Aside from the counterfeiting scenario, Adwords can be used by one business to try to direct traffic from its competitor where it is argued that the consumer knows exactly what product or service he is purchasing and therefore is not confused.   Popular trade marks can command high sums, one  example being the use of ‘Interflora’ by Marks and Spencer plc (M&S) to link to its own mail order flower service.  In the week just before Valentine’s Day 2009 the price for per-click advertising rose to between 23 and 29 pence as M&S, Flowers Direct and Interflora all entered the bidding war.  This was in contrast to an average of 2p per click in 2008.  M&S paid the greater amount for use of the keyword; Interflora estimated that the value of its lost business was $750,000.   Interflora sued M&S (as opposed to Google) for the use of its trade mark “Interflora” as a key word and their case is still pending at the European Court.   It is expected that the Court will rule in M&S’s favour based upon its reasoning in the Louis Vuitton case.

The sums at stake in the M&S case are the tip of the iceberg compared to the sums lost by luxury goods manufacturers who argue against a more pernicious feature of keyword advertising – the use of words such as ‘imitation’, ‘copies’ and ‘knock-offs’ in association with trade marks.  In the French case against Google, Louis Vuitton claimed that it was unsurprising that many of the sponsored links that used such words in conjunction with Louis Vuitton trade marks directed users to websites that offered counterfeit Louis Vuitton products. 

Summary of the judgment

Notwithstanding the above, the European Court held that Google's business of selling trade marks as AdWords is not use in the course of trade within the terms of EU law.  Google is simply allowing its clients to use signs which may be identical or similar to trade marks, without itself using the signs.  The fact that clients pay for the use of such signs and the fact that Google creates the technical conditions necessary for this does not alter this fact. 

Some would argue that simply because Google have reduced the system of purchasing such signs to an automated process does not mean that it can totally wash its hands of its customers’ activities. This is especially as Google could easily put in a filter to prevent third parties from purchasing a trade mark as an AdWord if it does not own the mark.  Indeed, Google’s policy in the United Kingdom and Northern Ireland reflected this prior to May 2008.

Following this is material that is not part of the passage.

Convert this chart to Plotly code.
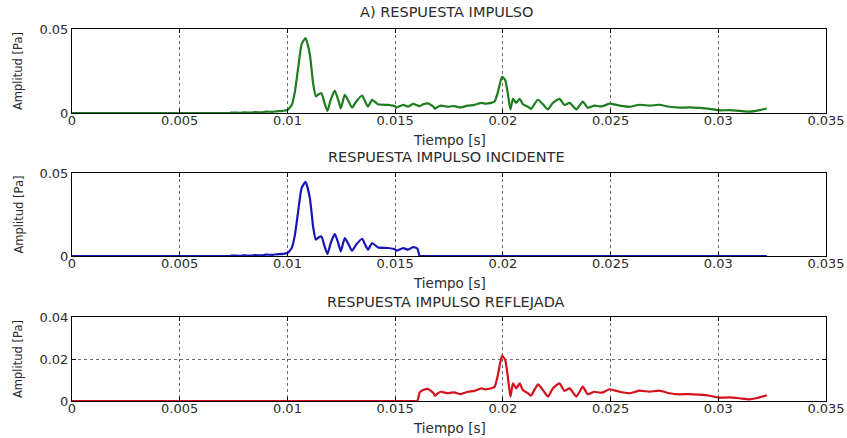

In practical terms there is little change with this judgment – trade mark owners will have to continue to monitor use, and as the internet grows as a tool of ecommerce the money spent by brand owners in combating infringements will increase.   However, they will not be able to abridge the process by cutting off the method by which the majority of internet users are directed to these sites.  This will increase costs which the brandowner will pass on in the price of its goods and services.   Also, sites that are misleading and are not picked up by the brand owner will not be pulled; causing confusion and potentially misleading the consumer.   Ultimately, it is the consumer who will suffer.